Le spectateur est dès lors pris en étau, comme introduit malgré lui au sein d’un conflit conjugal où il refuserait de prendre parti. Chacune des versions impose un style et un récit qui lui est propre avant que les champs ne s’emmêlent et que les montages tentent sans succès de reconstituer le puzzle narratif mis en place.
Stop et Italian Stop se réfèrent également ouvertement à l’art de la statuaire. Outre la Pietà de Michel-Ange, elle aborde les mythes de Méduse et de Pygmalion à travers l’intervention sur les écrans de statues (extraites de Voyage en Italie) dont les attitudes rappellent celles adoptées par Cary Grant et Ingrid Bergman tels qu’ils figurent dans les montages. Les regards échangés, mais aussi parfois déviants, tantôt incarnent la pierre, tantôt figent les corps. Ils établissent implicitement des chemins de traverse entre les matériaux du film et de la statuaire, initient une trajectoire entre cristallisation amoureuse et pétrification.
L’apparition répétitive de la Pietà de Michel-Ange invite le spectateur à opérer mentalement un figement des figures filmiques que le montage déjoue en refusant la pause ou le ralenti, pourtant systématisé dans un premier temps. L’intervention récurrente sur la bande sonore d’un « Stop » à la teneur presque obsessionnelle accuse cette défaillance. Mouvement et immobilité constituent ainsi les pôles autour desquels se déploient l’installation et ses figures.

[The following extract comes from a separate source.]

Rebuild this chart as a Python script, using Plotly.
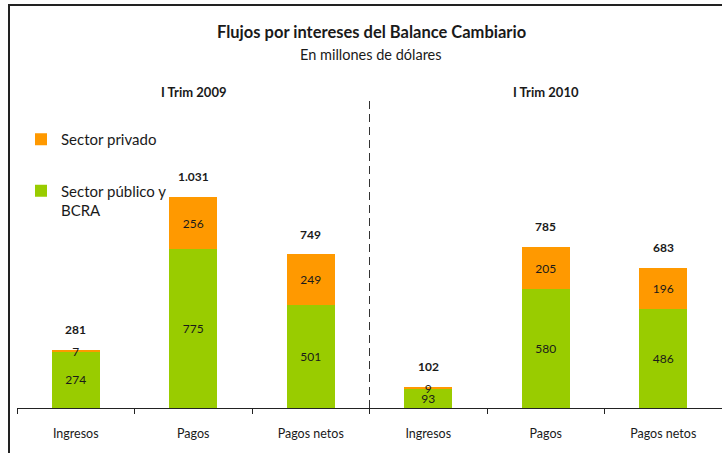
import plotly.graph_objects as go

categories = ["Ingresos", "Pagos", "Pagos netos", "Ingresos", "Pagos", "Pagos netos"]
periods = ["I Trim 2009", "I Trim 2010"]
sector_publico = [274, 775, 501, 93, 580, 486]
sector_privado = [7, 256, 249, 9, 205, 196]
totales = [281, 1031, 749, 102, 785, 683]

FONT = "Lato, 'Open Sans', sans-serif"
GREEN = "#99CC00"
ORANGE = "#FF9900"
TXT = "#1a1a1a"

x = list(range(len(categories)))

def fmt(v):
    return f"{v:,}".replace(",", ".")

fig = go.Figure()
fig.add_trace(go.Bar(
    x=x, y=sector_publico, name="Sector público y<br>BCRA",
    marker=dict(color=GREEN, line=dict(width=0)), width=0.41,
    text=[str(v) for v in sector_publico], textposition="inside",
    insidetextanchor="middle", constraintext="none", textangle=0,
    textfont=dict(family=FONT, size=12, color=TXT),
    legendgroup="g", legendrank=2, hoverinfo="skip",
))
fig.add_trace(go.Bar(
    x=x, y=sector_privado, name="Sector privado",
    marker=dict(color=ORANGE, line=dict(width=0)), width=0.41,
    text=[str(v) for v in sector_privado], textposition="inside",
    insidetextanchor="middle", constraintext="none", textangle=0,
    textfont=dict(family=FONT, size=12, color=TXT),
    legendgroup="o", legendrank=1, hoverinfo="skip",
))

annotations = []
for xi, t in zip(x, totales):
    annotations.append(dict(
        x=xi, y=t, xref="x", yref="y", text=f"<b>{fmt(t)}</b>",
        showarrow=False, yanchor="bottom", yshift=11,
        font=dict(family=FONT, size=12, color=TXT),
    ))

for xi, p in zip([1, 4], periods):
    annotations.append(dict(
        x=xi, y=(408 - 92) / 287, xref="x", yref="paper", text=f"<b>{p}</b>",
        showarrow=False, yanchor="middle",
        font=dict(family=FONT, size=13, color=TXT),
    ))

annotations.append(dict(
    x=(372 - 17) / 705, y=(408 - 32) / 287, xref="paper", yref="paper",
    text="<b>Flujos por intereses del Balance Cambiario</b>",
    showarrow=False, yanchor="middle",
    font=dict(family=FONT, size=16.5, color=TXT),
))
annotations.append(dict(
    x=(371 - 17) / 705, y=(408 - 55) / 287, xref="paper", yref="paper",
    text="En millones de dólares",
    showarrow=False, yanchor="middle",
    font=dict(family=FONT, size=14.5, color=TXT),
))

shapes = [
    dict(type="line", xref="x", yref="paper", x0=2.5, x1=2.5,
         y0=0, y1=(408 - 98) / 287,
         line=dict(color="#333333", width=1, dash="8px,5px")),
    dict(type="line", xref="paper", yref="paper",
         x0=(9 - 17) / 705, x1=(9 - 17) / 705, y0=(408 - 460) / 287, y1=(408 - 4) / 287,
         line=dict(color="#222222", width=2)),
    dict(type="line", xref="paper", yref="paper",
         x0=(8 - 17) / 705, x1=1.02, y0=(408 - 5) / 287, y1=(408 - 5) / 287,
         line=dict(color="#222222", width=2)),
]

fig.update_layout(
    width=722, height=453,
    margin=dict(l=17, r=0, t=121, b=45),
    barmode="stack",
    plot_bgcolor="white", paper_bgcolor="white",
    font=dict(family=FONT, color=TXT),
    showlegend=True,
    legend=dict(
        x=(21 - 17) / 705, y=(408 - 123) / 287, xanchor="left", yanchor="top",
        traceorder="grouped", tracegroupgap=29, valign="top",
        font=dict(family=FONT, size=15, color=TXT), bgcolor="rgba(0,0,0,0)",
    ),
    xaxis=dict(
        range=[-0.5, 5.5], tickvals=x, ticktext=categories, ticks="",
        showline=True, linecolor="#222222", linewidth=1,
        showgrid=False, zeroline=False, ticklabelstandoff=14,
        tickfont=dict(family=FONT, size=12.5, color=TXT),
        minor=dict(tickvals=[i - 0.5 for i in range(len(categories) + 1)],
                   ticks="outside", ticklen=5, tickcolor="#222222", showgrid=False),
    ),
    yaxis=dict(range=[0, 1402], visible=False, showgrid=False, zeroline=False),
    annotations=annotations,
    shapes=shapes,
)

fig.write_html("out.html", config={"displayModeBar": False},
               post_script="document.body.style.margin='0';document.body.style.overflow='hidden';")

Chacun des films présentés constitue dans son genre un modèle esthétique et un modèle dans le panthéon cinématographique. A travers la référence à la statuaire, l’installation érige les acteurs au statut de héros antiques et sacralise les personnages qu’ils incarnent. Les connaissances du spectateur sur les acteurs et les films et les émotions qu’ont suscité sur lui les œuvres citées lestent les corps, chargent la rencontre initiée au sein de l’installation, introduisent un obstacle au sein du rapport qui condamne irrémédiablement l’avenir du couple.